Margery, when I looked briefly for the Hebrew word for ‘horse,’ it gave me “oio.” Not sure what that means, but I am wondering if there is a more direct way of saying horse, but a different word was used in this passage instead, it makes things very interesting!I agree, if God says it we should believe it.
Except the Bible didn't say horses it says Sus which directly translates to Leaper
H5483 (Strong)(I couldn't get the Hebrew letters to work in here)
From an unused root meaning to skip (properly for joy); a horse(as leaping); also a swallow (from its rapid flight): - crane, horse ([-back, -hoof]). Compare H6571.
And only 1 out of the 3 possible English translations means horse.
The other 2/3 refer to birds
And none of the 3 possible translations are a word for word. The word sus in Hebrew simply translated means LEAPER, something that leaps, skips and flies. With the predominant idea of something that becomes airborne whether a horse leaping or a bird flying.

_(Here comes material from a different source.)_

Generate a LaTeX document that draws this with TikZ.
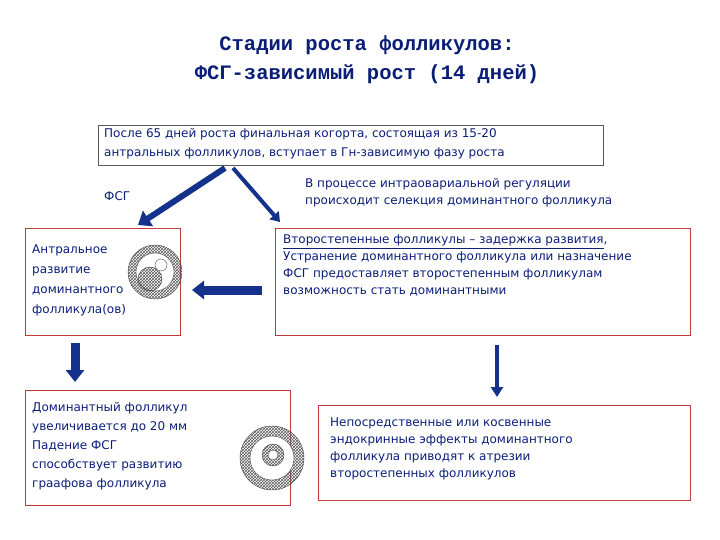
\documentclass[tikz,border=0pt]{standalone}
\usepackage{fontspec}
\setmainfont{DejaVu Sans}
\newfontfamily\titlefont{Liberation Mono}
\usetikzlibrary{patterns,arrows.meta}
\definecolor{navy}{RGB}{10,30,120}
\definecolor{arrowblue}{RGB}{20,50,140}
\definecolor{boxred}{RGB}{190,60,60}
\begin{document}
\begin{tikzpicture}[x=1pt,y=-1pt,
  txt/.style={text=navy,font=\fontsize{12}{17}\selectfont,align=left,anchor=north west,inner sep=0pt},
  redbox/.style={draw=boxred,line width=0.8pt},
  bigarrow/.style={draw=arrowblue,line width=6pt,-{Triangle[length=12pt,width=18pt]}},
  hatch/.style={pattern=crosshatch,pattern color=gray!70!black,draw=gray!50!black}]
\useasboundingbox (0,0) rectangle (720,540);
\node[font=\titlefont\bfseries\fontsize{20.5}{29}\selectfont,text=navy,align=center] (title) at (367,60) {Стадии роста фолликулов:\\ФСГ-зависимый рост (14 дней)};
\node[draw=gray!70!black,line width=0.8pt,minimum width=505pt,minimum height=40pt,anchor=north west] (top) at (98,125) {};
\node[txt,font=\fontsize{12}{19}\selectfont] (toptxt) at (104,128) {После 65 дней роста финальная когорта, состоящая из 15-20\\антральных фолликулов, вступает в Гн-зависимую фазу роста};
\node[txt] (fsg) at (104,191) {ФСГ};
\node[txt] (sel) at (305,178) {В процессе интраовариальной регуляции\\происходит селекция доминантного фолликула};
\node[redbox,minimum width=155pt,minimum height=107pt,anchor=north west] (b1) at (25,228) {};
\node[txt,font=\fontsize{12}{20}\selectfont] (b1t) at (32,245) {Антральное\\развитие\\доминантного\\фолликула(ов)};
\node[redbox,minimum width=415pt,minimum height=107pt,anchor=north west] (b2) at (275,228) {};
\node[txt] (b2t) at (283,235) {\underline{Второстепенные фолликулы – задержка развития},\\Устранение доминантного фолликула или назначение\\ФСГ предоставляет второстепенным фолликулам\\возможность стать доминантными};
\node[redbox,minimum width=265pt,minimum height=115pt,anchor=north west] (b3) at (25,390) {};
\node[txt,font=\fontsize{12}{19}\selectfont] (b3t) at (32,402) {Доминантный фолликул\\увеличивается до 20 мм\\Падение ФСГ\\способствует развитию\\граафова фолликула};
\node[redbox,minimum width=372pt,minimum height=95pt,anchor=north west] (b4) at (318,405) {};
\node[txt] (b4t) at (330,418) {Непосредственные или косвенные\\эндокринные эффекты доминантного\\фолликула приводят к атрезии\\второстепенных фолликулов};
% follicle 1
\fill[hatch] (155,272) circle (27);
\filldraw[fill=white,draw=gray!60!black] (155,272) circle (19);
\fill[hatch] (150,279) circle (12);
\filldraw[fill=white,draw=gray!60!black] (161,265) circle (6);
% follicle 2
\fill[hatch] (272,458) circle (32);
\filldraw[fill=white,draw=gray!60!black] (272,458) circle (22);
\fill[hatch] (273,455) circle (11);
\filldraw[fill=white,draw=gray!60!black] (273,455) circle (5);
% arrows
\coordinate (a1s) at (225,168); \coordinate (a1e) at (138,225);
\coordinate (a2s) at (233,168); \coordinate (a2e) at (280,222);
\coordinate (a3s) at (262,290); \coordinate (a3e) at (192,290);
\coordinate (a4s) at (75,343); \coordinate (a4e) at (75,382);
\coordinate (a5s) at (497,345); \coordinate (a5e) at (497,397);
\draw[bigarrow] (a1s) -- (a1e);
\draw[draw=arrowblue,line width=4pt,-{Triangle[length=9pt,width=12pt]}] (a2s) -- (a2e);
\draw[bigarrow,line width=9pt] (a3s) -- (a3e);
\draw[bigarrow,line width=9pt] (a4s) -- (a4e);
\draw[draw=arrowblue,line width=4pt,-{Triangle[length=10pt,width=12pt]}] (a5s) -- (a5e);
\end{tikzpicture}
\end{document}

First we need to check what the original is, because the translators may not convey the full meaning.
Simply that the same Hebrew word SHOAH they use in Israel and around the world as their name in Hebrew for the Holocaust is that same word that Ezekiel uses in that passage. It's a storm alright, but not the usual kind. This type of storm that Ezekiel references is one that causes tremendous loss of life. So it's the difference between a rainshower and a massive destructive hurricane or super tornado devastating all in it's path.